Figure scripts
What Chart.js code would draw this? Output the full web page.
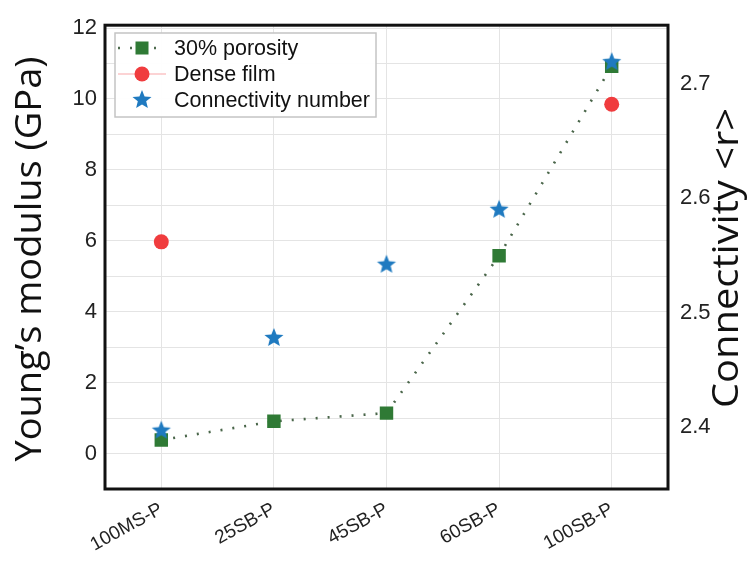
<!DOCTYPE html>
<html><head><meta charset="utf-8">
<script src="https://cdn.jsdelivr.net/npm/chart.js@4.4.0/dist/chart.umd.min.js"></script>
<style>html,body{margin:0;padding:0;background:#fff}#wrap{width:753px;height:569px}</style>
</head><body><div id="wrap"><canvas id="c" width="753" height="569"></canvas></div>
<script>
// ---- data ----
const categories = ['100MS-P', '25SB-P', '45SB-P', '60SB-P', '100SB-P'];
const porosity30 = [0.38, 0.91, 1.14, 5.58, 10.92];
const denseFilm = [5.97, null, null, null, 9.85];
const connectivity = [2.397, 2.478, 2.542, 2.590, 2.719];
const leftTicks = [-1, 0, 1, 2, 3, 4, 5, 6, 7, 8, 9, 10, 11, 12];
const rightTicks = [2.4, 2.5, 2.6, 2.7];
const seriesLabels = ['30% porosity', 'Dense film', 'Connectivity number'];
const axisTitles = ['Young\u2019s modulus (GPa)', 'Connectivity <r>'];

const GREEN = '#2f7a35', RED = '#f03c3e', BLUE = '#1f7ac0';
const tickFont = {family: 'Liberation Sans, Arial, sans-serif', size: 22};

function makeStar(color, R, r) {
  const s = Math.ceil(2 * R + 2);
  const c = document.createElement('canvas');
  c.width = c.height = s;
  const g = c.getContext('2d');
  g.fillStyle = color;
  g.beginPath();
  for (let i = 0; i < 10; i++) {
    const rad = i % 2 ? r : R;
    const a = -Math.PI / 2 + i * Math.PI / 5;
    g.lineTo(s / 2 + rad * Math.cos(a), s / 2 + rad * Math.sin(a));
  }
  g.closePath();
  g.fill();
  return c;
}
const starImg = makeStar(BLUE, 10, 4.4);

function drawVText(ctx, text, cx, cy, font, targetLen) {
  ctx.save();
  ctx.font = font;
  const w = ctx.measureText(text).width;
  let s = targetLen / w;
  s = Math.max(0.8, Math.min(1.2, s));
  ctx.translate(cx, cy);
  ctx.rotate(-Math.PI / 2);
  ctx.scale(s, 1);
  ctx.fillStyle = '#111';
  ctx.textAlign = 'center';
  ctx.textBaseline = 'middle';
  ctx.fillText(text, 0, 0);
  ctx.restore();
}

const decor = {
  id: 'decor',
  afterDatasetsDraw(chart) {
    const ctx = chart.ctx;
    // legend box
    const bx = 115, by = 33, bw = 261, bh = 84;
    ctx.save();
    ctx.fillStyle = 'rgba(255,255,255,0.95)';
    ctx.fillRect(bx, by, bw, bh);
    ctx.strokeStyle = '#c4c4c4';
    ctx.lineWidth = 1.5;
    ctx.strokeRect(bx, by, bw, bh);
    const rows = [48, 74, 100];
    const lx0 = 118, lx1 = 166, mx = 142, tx = 174;
    // row 1: dotted + square
    ctx.strokeStyle = '#4d6a4d';
    ctx.lineWidth = 2.5;
    ctx.setLineDash([2, 10]);
    ctx.lineCap = 'butt';
    ctx.beginPath(); ctx.moveTo(lx0, rows[0]); ctx.lineTo(lx1, rows[0]); ctx.stroke();
    ctx.setLineDash([]);
    ctx.fillStyle = GREEN;
    ctx.fillRect(mx - 6.5, rows[0] - 6.5, 13, 13);
    // row 2: thin red line + circle
    ctx.strokeStyle = 'rgba(240,60,62,0.45)';
    ctx.lineWidth = 1;
    ctx.beginPath(); ctx.moveTo(lx0, rows[1]); ctx.lineTo(lx1, rows[1]); ctx.stroke();
    ctx.fillStyle = RED;
    ctx.beginPath(); ctx.arc(mx, rows[1], 7.5, 0, Math.PI * 2); ctx.fill();
    // row 3: star
    ctx.drawImage(starImg, mx - starImg.width / 2, rows[2] - starImg.height / 2);
    // texts
    ctx.fillStyle = '#111';
    ctx.font = '21.5px Liberation Sans, Arial, sans-serif';
    ctx.textAlign = 'left';
    ctx.textBaseline = 'middle';
    seriesLabels.forEach((t, i) => ctx.fillText(t, tx, rows[i] + 1));
    ctx.restore();
  },
  afterDraw(chart) {
    const ctx = chart.ctx, a = chart.chartArea;
    ctx.save();
    ctx.strokeStyle = '#111';
    ctx.lineWidth = 3;
    ctx.strokeRect(a.left, a.top, a.right - a.left, a.bottom - a.top);
    ctx.restore();
    drawVText(ctx, axisTitles[0], 31, 259, '36px "Open Sans", sans-serif', 405);
    drawVText(ctx, axisTitles[1], 728, 258, '36px "Open Sans", sans-serif', 300);
  }
};

new Chart(document.getElementById('c'), {
  type: 'line',
  data: {
    labels: categories,
    datasets: [
      {
        label: seriesLabels[0], data: porosity30, yAxisID: 'y', order: 2,
        borderColor: '#4a664a', borderWidth: 2.6, borderDash: [2, 10],
        pointStyle: 'rect', pointRadius: 9.5, pointHoverRadius: 9.5,
        pointBackgroundColor: GREEN, pointBorderColor: GREEN, pointBorderWidth: 0,
        tension: 0
      },
      {
        label: seriesLabels[1], data: denseFilm, yAxisID: 'y', order: 1,
        borderColor: 'rgba(240,60,62,0.45)', borderWidth: 1, spanGaps: false,
        pointStyle: 'circle', pointRadius: 7.5, pointHoverRadius: 7.5,
        pointBackgroundColor: RED, pointBorderColor: RED, pointBorderWidth: 0
      },
      {
        label: seriesLabels[2], data: connectivity, yAxisID: 'y1', order: 0,
        showLine: false, pointStyle: starImg, pointRadius: 10
      }
    ]
  },
  options: {
    responsive: false, animation: false, devicePixelRatio: 1,
    layout: {padding: {top: 23, left: 0, right: 0, bottom: 0}},
    plugins: {legend: {display: false}, tooltip: {enabled: false}},
    scales: {
      x: {
        type: 'category', offset: true,
        grid: {color: '#e4e4e4', lineWidth: 1, drawTicks: false, offset: false},
        border: {display: false},
        ticks: {font: {family: tickFont.family, size: 19}, color: '#222', maxRotation: 29, minRotation: 29, padding: 9, autoSkip: false},
        afterFit(s) { s.height = 80; }
      },
      y: {
        position: 'left', min: -1, max: 12.08,
        afterBuildTicks(s) { s.ticks = leftTicks.map(v => ({value: v})); },
        grid: {color: '#e4e4e4', lineWidth: 1, drawTicks: false},
        border: {display: false},
        ticks: {font: tickFont, color: '#222', padding: 8,
          callback: v => (v >= 0 && v % 2 === 0) ? String(v) : ''},
        afterFit(s) { s.width = 105; }
      },
      y1: {
        position: 'right', min: 2.346, max: 2.7513,
        afterBuildTicks(s) { s.ticks = rightTicks.map(v => ({value: v})); },
        grid: {drawOnChartArea: false, drawTicks: false},
        border: {display: false},
        ticks: {font: tickFont, color: '#222', padding: 12, callback: v => Number(v).toFixed(1)},
        afterFit(s) { s.width = 85; }
      }
    }
  },
  plugins: [decor]
});
</script></body></html>
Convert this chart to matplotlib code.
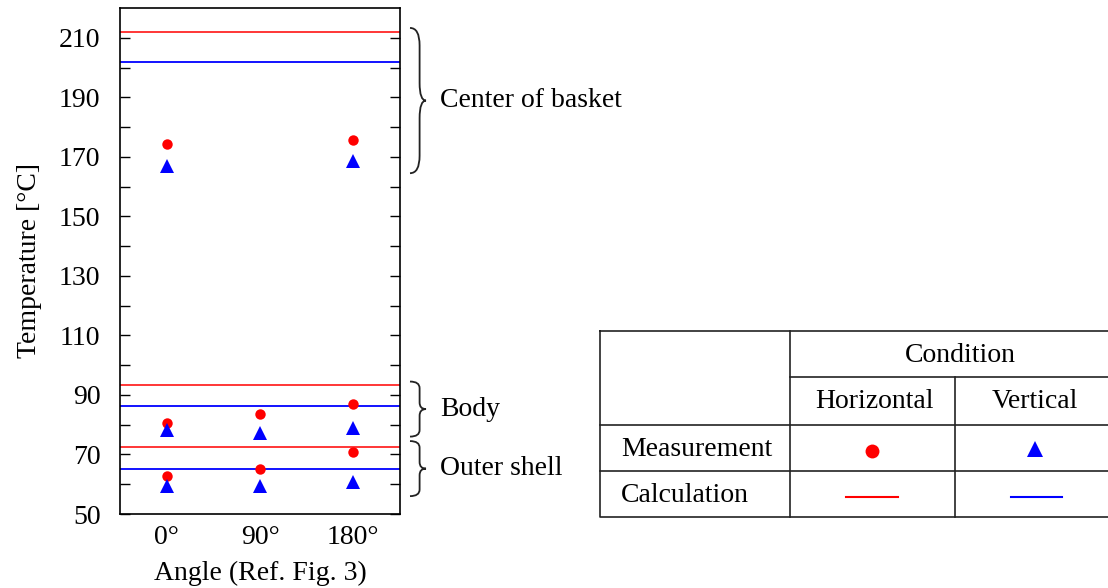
import matplotlib.pyplot as plt
from matplotlib.path import Path
from matplotlib.patches import PathPatch
import matplotlib.transforms as mtransforms

plt.rcParams['font.family'] = ['Liberation Serif', 'DejaVu Serif']

angles = ["0°", "90°", "180°"]
x_pos = [0, 1, 2]

# measurements (circles = horizontal, triangles = vertical)
basket_horiz = [174.2, None, 175.7]
basket_vert = [167.0, None, 168.7]
body_horiz = [80.5, 83.5, 86.9]
body_vert = [78.3, 77.2, 78.8]
shell_horiz = [62.7, 65.1, 70.7]
shell_vert = [59.4, 59.4, 60.9]

# calculations (horizontal lines)
calc_horiz = [212.0, 93.2, 72.5]
calc_vert = [202.0, 86.2, 65.1]

groups = ["Center of basket", "Body", "Outer shell"]
group_ranges = [(164.5, 213.3), (76.0, 94.5), (56.0, 74.5)]

FS = 20

fig = plt.figure(figsize=(11.08, 5.88), dpi=100)
ax = fig.add_axes([120 / 1108, 74 / 588, 280 / 1108, 506 / 588])

for v in calc_horiz:
    ax.axhline(v, color="#ff0000", lw=1.1, zorder=1)
for v in calc_vert:
    ax.axhline(v, color="#0000ff", lw=1.3, zorder=1)

for hs, vs in [(basket_horiz, basket_vert), (body_horiz, body_vert), (shell_horiz, shell_vert)]:
    xs = [x for x, h in zip(x_pos, hs) if h is not None]
    ax.plot(xs, [h for h in hs if h is not None], 'o', color="#ff0000", ms=7.5, mew=0, zorder=3)
    xs = [x for x, v in zip(x_pos, vs) if v is not None]
    ax.plot(xs, [v for v in vs if v is not None], '^', color="#0000ff", ms=9.5, mew=0, zorder=3)

ax.set_xlim(-0.5, 2.5)
ax.set_ylim(50, 220)
ax.set_xticks(x_pos)
ax.set_xticklabels(angles, fontsize=FS)
ax.tick_params(axis='x', length=0, pad=8)
ax.set_yticks(range(50, 211, 20))
ax.set_yticks(range(60, 211, 20), minor=True)
ax.tick_params(axis='y', which='both', direction='in', right=True, length=7, width=1, labelsize=FS, pad=14)
ax.set_ylabel("Temperature [°C]", fontsize=FS, labelpad=12)
ax.set_xlabel("Angle (Ref. Fig. 3)", fontsize=FS, labelpad=8)
for s in ax.spines.values():
    s.set_linewidth(1.2)


def brace(ax, y0, y1, label):
    # x in axes fraction, y in data units
    trans = mtransforms.blended_transform_factory(ax.transAxes, ax.transData)
    x_ax = 1.0 + 10 / 280
    w = 16 / 280
    ym = (y0 + y1) / 2
    k = (y1 - y0) * 0.06
    xm = x_ax + w * 0.6
    verts = [
        (x_ax, y1),
        (xm, y1), (xm, y1 - 2 * k),
        (xm, ym + 2 * k),
        (xm, ym), (x_ax + w, ym),
        (xm, ym), (xm, ym - 2 * k),
        (xm, y0 + 2 * k),
        (xm, y0), (x_ax, y0),
    ]
    codes = [Path.MOVETO,
             Path.CURVE3, Path.CURVE3,
             Path.LINETO,
             Path.CURVE3, Path.CURVE3,
             Path.CURVE3, Path.CURVE3,
             Path.LINETO,
             Path.CURVE3, Path.CURVE3]
    patch = PathPatch(Path(verts, codes), transform=trans, fill=False, lw=1.3,
                      edgecolor="#222222", clip_on=False)
    ax.add_patch(patch)
    ax.text(x_ax + w + 14 / 280, ym, label, transform=trans, fontsize=FS,
            va='center', ha='left', clip_on=False)


for (y0, y1), g in zip(group_ranges, groups):
    brace(ax, y0, y1, g)

# legend table
tax = fig.add_axes([600 / 1108, (588 - 517) / 588, 512 / 1108, 186 / 588])
tax.set_xlim(600, 1112)
tax.set_ylim(517, 331)
tax.axis('off')
lk = dict(color="#222222", lw=1.2, clip_on=False)
tax.plot([600, 1112, 1112, 600, 600], [331, 331, 517, 517, 331], **lk)
tax.plot([790, 790], [331, 517], **lk)
tax.plot([955, 955], [377, 517], **lk)
tax.plot([790, 1112], [377, 377], **lk)
tax.plot([600, 1112], [425, 425], **lk)
tax.plot([600, 1112], [471, 471], **lk)
tf = dict(fontsize=FS, va='center')
tax.text(960, 355, "Condition", ha='center', **tf)
tax.text(874, 402, "Horizontal", ha='center', **tf)
tax.text(1035, 402, "Vertical", ha='center', **tf)
tax.text(621, 449, "Measurement", ha='left', **tf)
tax.text(621, 496, "Calculation", ha='left', **tf)
tax.plot([872], [451], 'o', color="#ff0000", ms=10, mew=0)
tax.plot([1035], [449], '^', color="#0000ff", ms=11, mew=0)
tax.plot([846, 898], [497, 497], color="#ff0000", lw=1.5)
tax.plot([1011, 1062], [497, 497], color="#0000ff", lw=1.5)

fig.savefig("out.png", dpi=100)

**WRITTEN TASK**
Please quote exactly the run of lines that starts the entries and ends at the line containing "const starImg = makeStar(BLUE, 10, 4.4);", leaving out every picture.

**FINAL ANSWER**
What Chart.js code would draw this? Output the full web page.
<!DOCTYPE html>
<html><head><meta charset="utf-8">
<script src="https://cdn.jsdelivr.net/npm/chart.js@4.4.0/dist/chart.umd.min.js"></script>
<style>html,body{margin:0;padding:0;background:#fff}#wrap{width:753px;height:569px}</style>
</head><body><div id="wrap"><canvas id="c" width="753" height="569"></canvas></div>
<script>
// ---- data ----
const categories = ['100MS-P', '25SB-P', '45SB-P', '60SB-P', '100SB-P'];
const porosity30 = [0.38, 0.91, 1.14, 5.58, 10.92];
const denseFilm = [5.97, null, null, null, 9.85];
const connectivity = [2.397, 2.478, 2.542, 2.590, 2.719];
const leftTicks = [-1, 0, 1, 2, 3, 4, 5, 6, 7, 8, 9, 10, 11, 12];
const rightTicks = [2.4, 2.5, 2.6, 2.7];
const seriesLabels = ['30% porosity', 'Dense film', 'Connectivity number'];
const axisTitles = ['Young\u2019s modulus (GPa)', 'Connectivity <r>'];

const GREEN = '#2f7a35', RED = '#f03c3e', BLUE = '#1f7ac0';
const tickFont = {family: 'Liberation Sans, Arial, sans-serif', size: 22};

function makeStar(color, R, r) {
  const s = Math.ceil(2 * R + 2);
  const c = document.createElement('canvas');
  c.width = c.height = s;
  const g = c.getContext('2d');
  g.fillStyle = color;
  g.beginPath();
  for (let i = 0; i < 10; i++) {
    const rad = i % 2 ? r : R;
    const a = -Math.PI / 2 + i * Math.PI / 5;
    g.lineTo(s / 2 + rad * Math.cos(a), s / 2 + rad * Math.sin(a));
  }
  g.closePath();
  g.fill();
  return c;
}
const starImg = makeStar(BLUE, 10, 4.4);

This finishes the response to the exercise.